[Task to complete]: Below are entries. Give back exactly the lines from the one containing "Reproduce this chart with Plotly." through the one containing "2.5, 2.75, 3.0]", inclusive, without the pictures.

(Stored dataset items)
— Start —
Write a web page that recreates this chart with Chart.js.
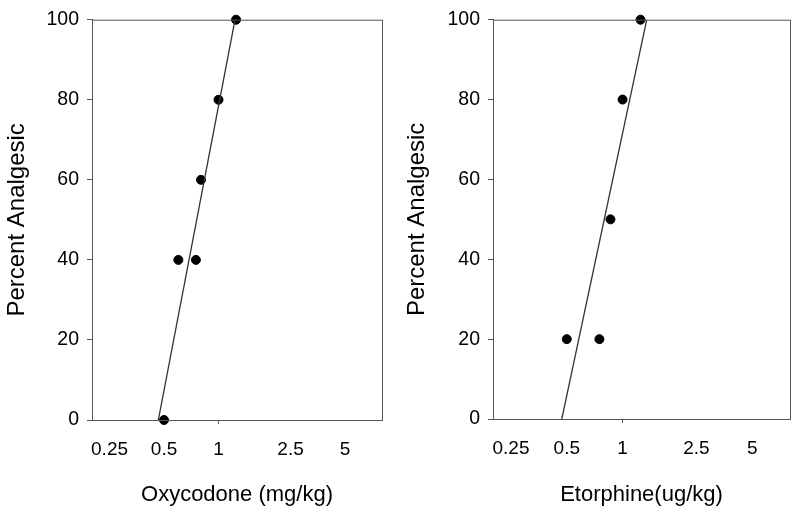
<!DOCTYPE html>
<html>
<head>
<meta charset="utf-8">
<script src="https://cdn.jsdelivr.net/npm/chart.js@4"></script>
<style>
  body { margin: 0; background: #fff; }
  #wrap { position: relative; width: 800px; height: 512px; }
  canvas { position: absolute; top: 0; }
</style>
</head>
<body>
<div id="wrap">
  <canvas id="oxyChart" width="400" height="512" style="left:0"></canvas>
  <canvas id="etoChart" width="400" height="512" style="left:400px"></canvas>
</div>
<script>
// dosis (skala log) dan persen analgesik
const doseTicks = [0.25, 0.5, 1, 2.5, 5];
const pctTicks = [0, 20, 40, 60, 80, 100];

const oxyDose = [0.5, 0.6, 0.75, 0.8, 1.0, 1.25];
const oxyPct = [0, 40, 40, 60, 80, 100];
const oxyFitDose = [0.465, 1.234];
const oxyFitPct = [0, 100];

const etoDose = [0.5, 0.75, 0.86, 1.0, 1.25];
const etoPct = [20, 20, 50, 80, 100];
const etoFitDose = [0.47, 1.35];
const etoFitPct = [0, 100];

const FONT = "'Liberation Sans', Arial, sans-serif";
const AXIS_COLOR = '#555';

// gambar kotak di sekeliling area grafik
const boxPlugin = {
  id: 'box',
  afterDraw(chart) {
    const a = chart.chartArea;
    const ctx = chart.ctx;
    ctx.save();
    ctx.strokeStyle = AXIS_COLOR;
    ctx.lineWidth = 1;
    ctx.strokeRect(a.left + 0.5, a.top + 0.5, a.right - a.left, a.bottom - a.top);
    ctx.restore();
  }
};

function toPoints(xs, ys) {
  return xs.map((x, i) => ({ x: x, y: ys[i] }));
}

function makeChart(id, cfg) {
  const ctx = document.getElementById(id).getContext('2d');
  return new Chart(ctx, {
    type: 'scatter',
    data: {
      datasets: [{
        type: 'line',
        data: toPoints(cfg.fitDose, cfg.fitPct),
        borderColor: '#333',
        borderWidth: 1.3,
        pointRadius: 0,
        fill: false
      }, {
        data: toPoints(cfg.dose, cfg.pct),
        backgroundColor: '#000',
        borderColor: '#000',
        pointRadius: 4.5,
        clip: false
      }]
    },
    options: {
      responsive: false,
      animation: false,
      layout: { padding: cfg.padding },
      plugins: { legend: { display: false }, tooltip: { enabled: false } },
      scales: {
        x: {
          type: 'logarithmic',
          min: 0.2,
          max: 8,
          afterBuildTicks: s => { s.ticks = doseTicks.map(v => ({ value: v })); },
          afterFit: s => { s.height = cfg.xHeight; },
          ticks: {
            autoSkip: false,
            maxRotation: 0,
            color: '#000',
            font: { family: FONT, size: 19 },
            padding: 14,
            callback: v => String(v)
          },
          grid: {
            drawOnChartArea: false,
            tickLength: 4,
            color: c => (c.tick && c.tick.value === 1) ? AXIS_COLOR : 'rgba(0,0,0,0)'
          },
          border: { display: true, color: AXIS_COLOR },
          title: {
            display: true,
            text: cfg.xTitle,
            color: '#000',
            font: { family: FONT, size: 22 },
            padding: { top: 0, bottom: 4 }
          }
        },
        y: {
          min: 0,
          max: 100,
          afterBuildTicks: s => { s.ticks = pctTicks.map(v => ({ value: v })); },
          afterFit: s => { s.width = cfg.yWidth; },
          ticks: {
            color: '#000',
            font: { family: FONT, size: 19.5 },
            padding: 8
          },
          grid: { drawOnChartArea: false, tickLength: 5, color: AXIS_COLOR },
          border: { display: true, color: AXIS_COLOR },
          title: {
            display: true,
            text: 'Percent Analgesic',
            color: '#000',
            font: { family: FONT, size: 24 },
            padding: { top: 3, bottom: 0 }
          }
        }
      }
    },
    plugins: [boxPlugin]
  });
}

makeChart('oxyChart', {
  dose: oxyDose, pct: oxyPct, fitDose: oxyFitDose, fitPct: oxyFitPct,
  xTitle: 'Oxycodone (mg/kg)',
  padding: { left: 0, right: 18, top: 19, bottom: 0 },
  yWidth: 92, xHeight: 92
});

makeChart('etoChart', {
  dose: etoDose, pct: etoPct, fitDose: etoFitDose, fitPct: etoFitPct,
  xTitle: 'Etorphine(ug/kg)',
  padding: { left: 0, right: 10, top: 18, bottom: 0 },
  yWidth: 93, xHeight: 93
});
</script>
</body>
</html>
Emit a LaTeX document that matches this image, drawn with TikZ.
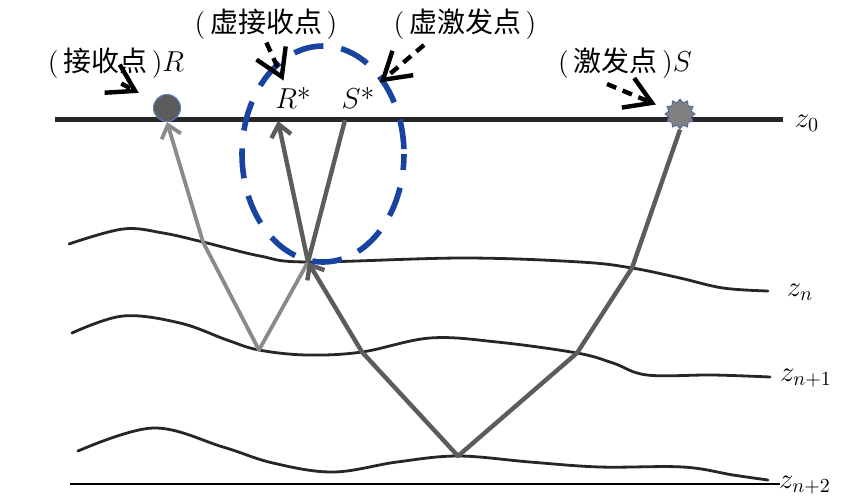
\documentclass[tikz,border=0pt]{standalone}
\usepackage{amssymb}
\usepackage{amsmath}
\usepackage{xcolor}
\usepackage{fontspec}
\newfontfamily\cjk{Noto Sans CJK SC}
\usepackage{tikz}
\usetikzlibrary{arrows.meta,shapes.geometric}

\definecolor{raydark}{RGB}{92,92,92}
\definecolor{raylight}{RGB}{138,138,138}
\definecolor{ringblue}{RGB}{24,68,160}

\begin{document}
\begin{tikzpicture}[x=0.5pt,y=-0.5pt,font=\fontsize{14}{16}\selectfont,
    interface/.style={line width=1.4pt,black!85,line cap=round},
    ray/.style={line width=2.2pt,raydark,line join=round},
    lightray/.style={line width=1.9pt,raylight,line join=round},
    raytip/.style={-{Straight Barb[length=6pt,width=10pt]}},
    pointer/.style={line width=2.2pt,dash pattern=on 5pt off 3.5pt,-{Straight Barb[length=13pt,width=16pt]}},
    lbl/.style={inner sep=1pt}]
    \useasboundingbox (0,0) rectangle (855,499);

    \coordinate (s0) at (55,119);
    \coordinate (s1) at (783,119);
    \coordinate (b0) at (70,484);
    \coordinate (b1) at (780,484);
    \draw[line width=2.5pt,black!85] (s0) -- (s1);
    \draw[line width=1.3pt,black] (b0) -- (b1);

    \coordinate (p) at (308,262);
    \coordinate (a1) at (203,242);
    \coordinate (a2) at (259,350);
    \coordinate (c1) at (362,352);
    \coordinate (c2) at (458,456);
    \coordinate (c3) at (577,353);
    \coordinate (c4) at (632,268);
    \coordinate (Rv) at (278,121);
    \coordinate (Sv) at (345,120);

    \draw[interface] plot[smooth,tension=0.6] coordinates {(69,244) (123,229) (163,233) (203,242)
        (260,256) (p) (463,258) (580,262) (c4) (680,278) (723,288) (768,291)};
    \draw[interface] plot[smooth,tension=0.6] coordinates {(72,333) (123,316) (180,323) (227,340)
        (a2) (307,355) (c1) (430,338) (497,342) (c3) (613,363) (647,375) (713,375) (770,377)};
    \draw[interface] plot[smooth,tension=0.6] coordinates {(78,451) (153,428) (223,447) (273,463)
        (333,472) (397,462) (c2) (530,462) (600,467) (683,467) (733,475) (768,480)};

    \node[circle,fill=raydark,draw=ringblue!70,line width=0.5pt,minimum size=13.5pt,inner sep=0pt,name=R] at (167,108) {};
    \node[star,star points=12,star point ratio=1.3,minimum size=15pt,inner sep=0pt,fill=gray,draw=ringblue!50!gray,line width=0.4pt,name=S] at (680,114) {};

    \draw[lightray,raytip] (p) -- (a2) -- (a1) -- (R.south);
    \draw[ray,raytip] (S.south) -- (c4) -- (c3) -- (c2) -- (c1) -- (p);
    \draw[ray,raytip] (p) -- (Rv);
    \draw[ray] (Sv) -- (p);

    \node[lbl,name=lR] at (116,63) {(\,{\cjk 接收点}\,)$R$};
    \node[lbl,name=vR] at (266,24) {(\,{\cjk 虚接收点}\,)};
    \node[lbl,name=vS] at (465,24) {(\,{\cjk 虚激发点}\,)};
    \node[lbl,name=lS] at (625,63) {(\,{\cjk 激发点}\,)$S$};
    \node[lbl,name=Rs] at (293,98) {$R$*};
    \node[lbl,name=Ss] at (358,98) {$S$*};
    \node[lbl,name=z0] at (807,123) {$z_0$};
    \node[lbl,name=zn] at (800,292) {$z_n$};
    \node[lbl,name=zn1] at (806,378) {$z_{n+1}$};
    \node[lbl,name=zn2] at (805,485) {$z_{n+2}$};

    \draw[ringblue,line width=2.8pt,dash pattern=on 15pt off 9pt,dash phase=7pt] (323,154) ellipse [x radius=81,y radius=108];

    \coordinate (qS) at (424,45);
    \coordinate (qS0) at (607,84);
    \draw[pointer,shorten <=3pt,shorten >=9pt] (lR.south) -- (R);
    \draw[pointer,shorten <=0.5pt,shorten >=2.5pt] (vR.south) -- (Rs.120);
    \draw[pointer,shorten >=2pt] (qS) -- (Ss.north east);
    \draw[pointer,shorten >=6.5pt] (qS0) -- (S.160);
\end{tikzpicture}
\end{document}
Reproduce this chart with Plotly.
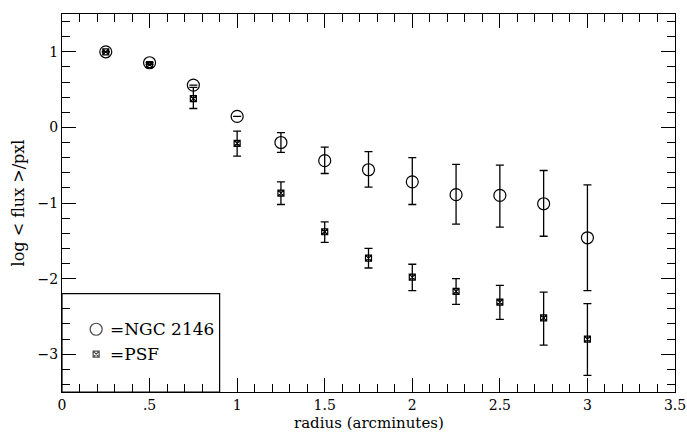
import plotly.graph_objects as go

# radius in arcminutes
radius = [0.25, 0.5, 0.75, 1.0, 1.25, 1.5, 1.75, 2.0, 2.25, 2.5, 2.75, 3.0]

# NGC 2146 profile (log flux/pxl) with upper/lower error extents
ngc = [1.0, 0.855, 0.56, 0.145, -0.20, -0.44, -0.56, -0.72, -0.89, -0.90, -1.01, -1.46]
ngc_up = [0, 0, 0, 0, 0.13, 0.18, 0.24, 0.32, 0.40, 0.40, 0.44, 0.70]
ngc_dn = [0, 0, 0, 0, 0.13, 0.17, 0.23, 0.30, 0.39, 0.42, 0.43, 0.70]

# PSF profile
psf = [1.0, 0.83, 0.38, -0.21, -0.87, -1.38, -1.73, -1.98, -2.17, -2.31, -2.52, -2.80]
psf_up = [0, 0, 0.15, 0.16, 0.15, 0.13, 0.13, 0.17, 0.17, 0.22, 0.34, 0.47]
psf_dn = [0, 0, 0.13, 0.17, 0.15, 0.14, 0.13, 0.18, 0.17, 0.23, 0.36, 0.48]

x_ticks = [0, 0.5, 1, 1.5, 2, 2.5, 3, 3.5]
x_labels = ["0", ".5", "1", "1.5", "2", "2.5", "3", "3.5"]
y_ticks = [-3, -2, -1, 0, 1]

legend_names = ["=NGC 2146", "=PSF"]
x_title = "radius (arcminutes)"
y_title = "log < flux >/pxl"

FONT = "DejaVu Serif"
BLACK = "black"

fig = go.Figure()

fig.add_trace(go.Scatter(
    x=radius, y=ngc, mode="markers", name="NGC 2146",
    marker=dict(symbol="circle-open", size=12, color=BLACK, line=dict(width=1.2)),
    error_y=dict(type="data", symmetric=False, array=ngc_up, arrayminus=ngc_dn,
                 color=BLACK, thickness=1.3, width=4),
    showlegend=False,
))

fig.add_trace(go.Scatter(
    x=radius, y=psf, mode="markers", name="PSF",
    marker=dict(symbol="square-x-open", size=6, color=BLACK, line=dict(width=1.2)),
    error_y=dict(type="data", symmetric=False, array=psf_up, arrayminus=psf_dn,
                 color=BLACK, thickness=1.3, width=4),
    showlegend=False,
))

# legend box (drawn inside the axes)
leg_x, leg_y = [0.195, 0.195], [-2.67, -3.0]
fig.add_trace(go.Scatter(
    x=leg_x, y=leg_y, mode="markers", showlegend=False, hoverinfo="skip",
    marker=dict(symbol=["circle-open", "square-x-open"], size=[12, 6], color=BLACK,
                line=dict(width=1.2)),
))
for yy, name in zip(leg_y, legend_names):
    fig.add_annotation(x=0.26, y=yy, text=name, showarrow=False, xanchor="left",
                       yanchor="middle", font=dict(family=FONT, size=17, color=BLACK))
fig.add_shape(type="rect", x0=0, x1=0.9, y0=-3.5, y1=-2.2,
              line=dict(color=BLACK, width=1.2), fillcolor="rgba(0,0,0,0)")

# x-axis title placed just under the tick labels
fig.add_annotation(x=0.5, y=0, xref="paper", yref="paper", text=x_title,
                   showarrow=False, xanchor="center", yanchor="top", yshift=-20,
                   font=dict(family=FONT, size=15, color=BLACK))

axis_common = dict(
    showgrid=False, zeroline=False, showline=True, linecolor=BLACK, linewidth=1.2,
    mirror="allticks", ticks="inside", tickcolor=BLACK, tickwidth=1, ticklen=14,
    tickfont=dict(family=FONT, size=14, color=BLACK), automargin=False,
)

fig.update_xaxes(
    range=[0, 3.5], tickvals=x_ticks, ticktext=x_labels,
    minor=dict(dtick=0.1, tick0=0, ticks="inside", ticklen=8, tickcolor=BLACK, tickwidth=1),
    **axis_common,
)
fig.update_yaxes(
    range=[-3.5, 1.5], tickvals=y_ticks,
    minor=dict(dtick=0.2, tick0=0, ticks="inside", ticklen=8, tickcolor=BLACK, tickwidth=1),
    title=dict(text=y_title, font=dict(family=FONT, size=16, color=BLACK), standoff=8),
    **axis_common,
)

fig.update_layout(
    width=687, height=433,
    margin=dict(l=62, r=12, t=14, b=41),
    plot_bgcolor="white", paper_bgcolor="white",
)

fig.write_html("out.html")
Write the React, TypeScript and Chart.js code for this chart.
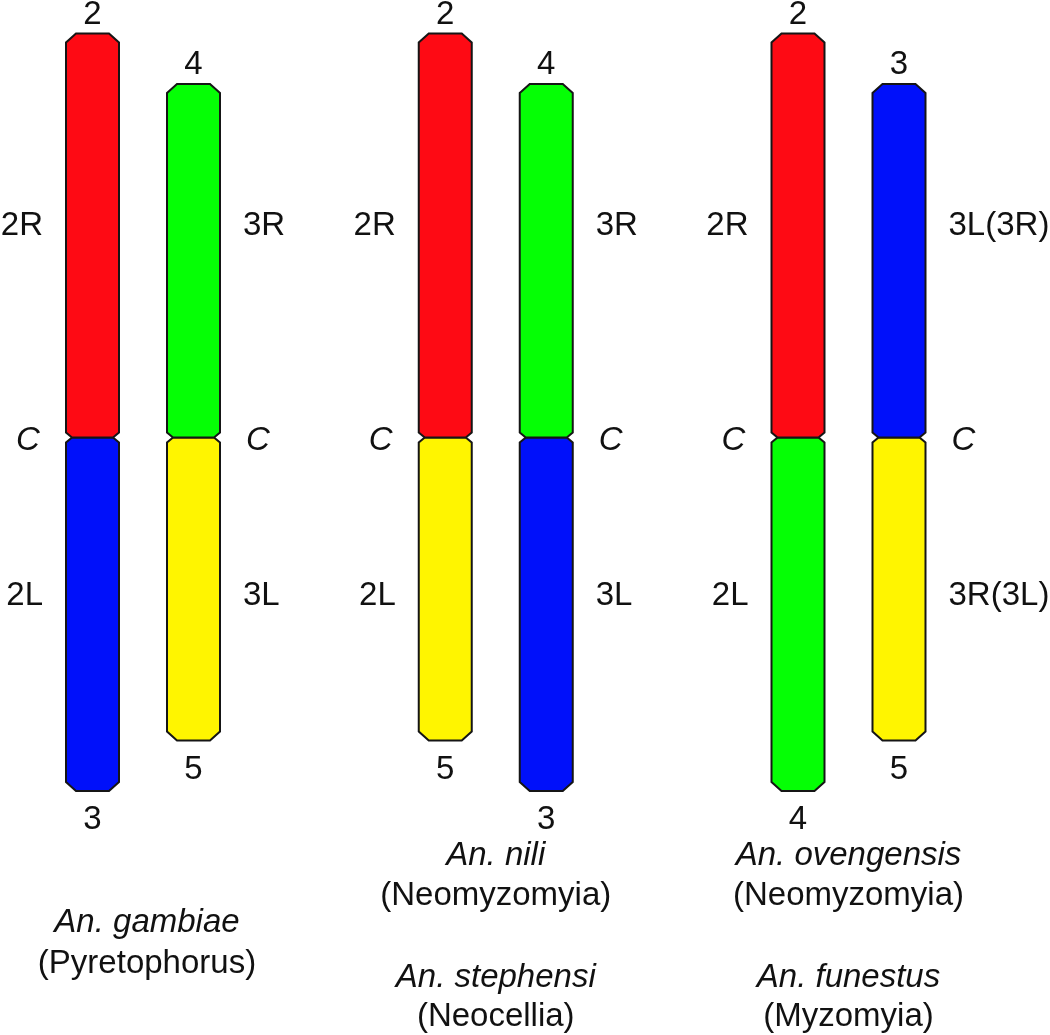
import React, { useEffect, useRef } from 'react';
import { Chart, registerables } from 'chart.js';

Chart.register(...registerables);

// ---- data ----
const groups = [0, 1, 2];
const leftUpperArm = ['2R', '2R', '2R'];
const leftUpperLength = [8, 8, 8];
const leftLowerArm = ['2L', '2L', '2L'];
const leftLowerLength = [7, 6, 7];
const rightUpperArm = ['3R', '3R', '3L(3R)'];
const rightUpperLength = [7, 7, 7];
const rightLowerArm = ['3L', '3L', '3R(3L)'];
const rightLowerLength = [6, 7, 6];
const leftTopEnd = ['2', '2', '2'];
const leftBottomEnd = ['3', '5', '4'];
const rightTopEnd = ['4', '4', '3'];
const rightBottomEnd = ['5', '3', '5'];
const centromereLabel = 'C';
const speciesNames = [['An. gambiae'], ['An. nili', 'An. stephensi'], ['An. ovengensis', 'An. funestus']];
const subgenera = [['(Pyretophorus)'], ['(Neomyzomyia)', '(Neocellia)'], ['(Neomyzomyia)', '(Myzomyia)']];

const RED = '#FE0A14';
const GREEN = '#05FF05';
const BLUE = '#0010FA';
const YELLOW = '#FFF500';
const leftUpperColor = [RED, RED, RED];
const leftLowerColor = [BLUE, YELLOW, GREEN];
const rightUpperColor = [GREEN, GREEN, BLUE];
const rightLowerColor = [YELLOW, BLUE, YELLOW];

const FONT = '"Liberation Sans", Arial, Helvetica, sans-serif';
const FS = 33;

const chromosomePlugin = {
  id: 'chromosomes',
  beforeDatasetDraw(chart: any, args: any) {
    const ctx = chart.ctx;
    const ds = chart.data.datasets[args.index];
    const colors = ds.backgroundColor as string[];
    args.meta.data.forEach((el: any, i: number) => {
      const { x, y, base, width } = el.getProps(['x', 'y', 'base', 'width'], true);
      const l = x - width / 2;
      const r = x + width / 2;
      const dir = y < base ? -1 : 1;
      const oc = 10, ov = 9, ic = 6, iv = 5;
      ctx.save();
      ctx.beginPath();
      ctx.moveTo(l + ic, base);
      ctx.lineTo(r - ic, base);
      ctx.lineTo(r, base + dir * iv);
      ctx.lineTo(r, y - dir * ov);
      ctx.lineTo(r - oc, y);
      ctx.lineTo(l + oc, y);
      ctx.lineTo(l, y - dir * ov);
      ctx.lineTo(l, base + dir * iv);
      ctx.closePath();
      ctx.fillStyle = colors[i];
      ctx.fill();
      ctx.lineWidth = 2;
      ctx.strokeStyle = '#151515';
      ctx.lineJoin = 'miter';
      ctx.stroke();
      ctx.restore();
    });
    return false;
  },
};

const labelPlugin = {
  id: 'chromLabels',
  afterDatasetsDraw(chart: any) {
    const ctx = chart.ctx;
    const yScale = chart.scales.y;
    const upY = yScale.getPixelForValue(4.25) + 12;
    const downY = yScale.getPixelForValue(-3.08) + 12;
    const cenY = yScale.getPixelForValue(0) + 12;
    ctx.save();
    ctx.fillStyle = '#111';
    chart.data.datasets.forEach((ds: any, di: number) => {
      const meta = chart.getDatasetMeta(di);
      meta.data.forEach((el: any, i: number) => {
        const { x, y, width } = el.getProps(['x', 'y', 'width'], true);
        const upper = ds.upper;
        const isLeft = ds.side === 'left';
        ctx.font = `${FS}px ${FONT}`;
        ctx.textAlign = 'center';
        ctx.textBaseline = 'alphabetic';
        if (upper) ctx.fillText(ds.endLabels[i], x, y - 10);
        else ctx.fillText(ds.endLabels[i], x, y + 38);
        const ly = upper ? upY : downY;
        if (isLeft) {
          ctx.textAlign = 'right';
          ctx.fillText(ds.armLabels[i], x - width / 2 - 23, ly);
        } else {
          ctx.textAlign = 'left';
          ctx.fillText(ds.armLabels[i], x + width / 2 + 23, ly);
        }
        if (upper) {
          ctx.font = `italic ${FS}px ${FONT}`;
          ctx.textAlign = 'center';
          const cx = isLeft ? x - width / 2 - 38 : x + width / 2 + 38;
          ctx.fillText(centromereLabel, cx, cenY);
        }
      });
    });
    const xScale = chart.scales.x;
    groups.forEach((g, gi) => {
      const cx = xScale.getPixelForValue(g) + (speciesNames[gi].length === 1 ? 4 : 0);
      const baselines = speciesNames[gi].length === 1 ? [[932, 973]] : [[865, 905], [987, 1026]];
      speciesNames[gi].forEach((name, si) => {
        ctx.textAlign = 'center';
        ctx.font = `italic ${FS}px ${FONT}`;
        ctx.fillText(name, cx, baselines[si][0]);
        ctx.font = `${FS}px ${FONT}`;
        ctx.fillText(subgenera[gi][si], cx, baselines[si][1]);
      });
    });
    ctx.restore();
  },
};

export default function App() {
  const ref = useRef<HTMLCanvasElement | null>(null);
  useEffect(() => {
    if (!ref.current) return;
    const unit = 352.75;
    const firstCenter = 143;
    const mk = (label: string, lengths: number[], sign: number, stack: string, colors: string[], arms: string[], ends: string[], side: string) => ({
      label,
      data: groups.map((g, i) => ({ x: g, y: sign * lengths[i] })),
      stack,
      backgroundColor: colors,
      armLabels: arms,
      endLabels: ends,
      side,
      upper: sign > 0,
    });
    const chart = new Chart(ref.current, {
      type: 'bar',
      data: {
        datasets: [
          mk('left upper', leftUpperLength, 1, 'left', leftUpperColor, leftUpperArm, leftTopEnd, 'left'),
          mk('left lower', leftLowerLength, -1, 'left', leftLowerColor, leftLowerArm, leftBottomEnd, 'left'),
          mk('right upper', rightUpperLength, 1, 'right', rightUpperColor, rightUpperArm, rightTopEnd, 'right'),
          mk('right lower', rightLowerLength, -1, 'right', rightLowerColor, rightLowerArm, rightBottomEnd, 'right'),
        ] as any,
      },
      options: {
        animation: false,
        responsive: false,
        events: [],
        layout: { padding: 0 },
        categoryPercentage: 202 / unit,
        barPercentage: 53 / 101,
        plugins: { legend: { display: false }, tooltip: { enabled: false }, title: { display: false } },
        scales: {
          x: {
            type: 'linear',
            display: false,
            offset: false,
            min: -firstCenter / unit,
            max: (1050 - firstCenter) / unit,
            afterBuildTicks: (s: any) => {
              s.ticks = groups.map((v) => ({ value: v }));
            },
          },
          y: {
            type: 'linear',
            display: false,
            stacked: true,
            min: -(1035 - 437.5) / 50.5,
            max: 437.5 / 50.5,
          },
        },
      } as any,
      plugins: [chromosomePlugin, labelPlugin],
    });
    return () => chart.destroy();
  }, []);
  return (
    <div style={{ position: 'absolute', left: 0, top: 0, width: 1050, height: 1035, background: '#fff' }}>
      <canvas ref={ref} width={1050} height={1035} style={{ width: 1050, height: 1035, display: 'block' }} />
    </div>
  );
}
— End —
[Finished exercise]:
Reproduce this chart with Plotly.
import plotly.graph_objects as go

# radius in arcminutes
radius = [0.25, 0.5, 0.75, 1.0, 1.25, 1.5, 1.75, 2.0, 2.25, 2.5, 2.75, 3.0]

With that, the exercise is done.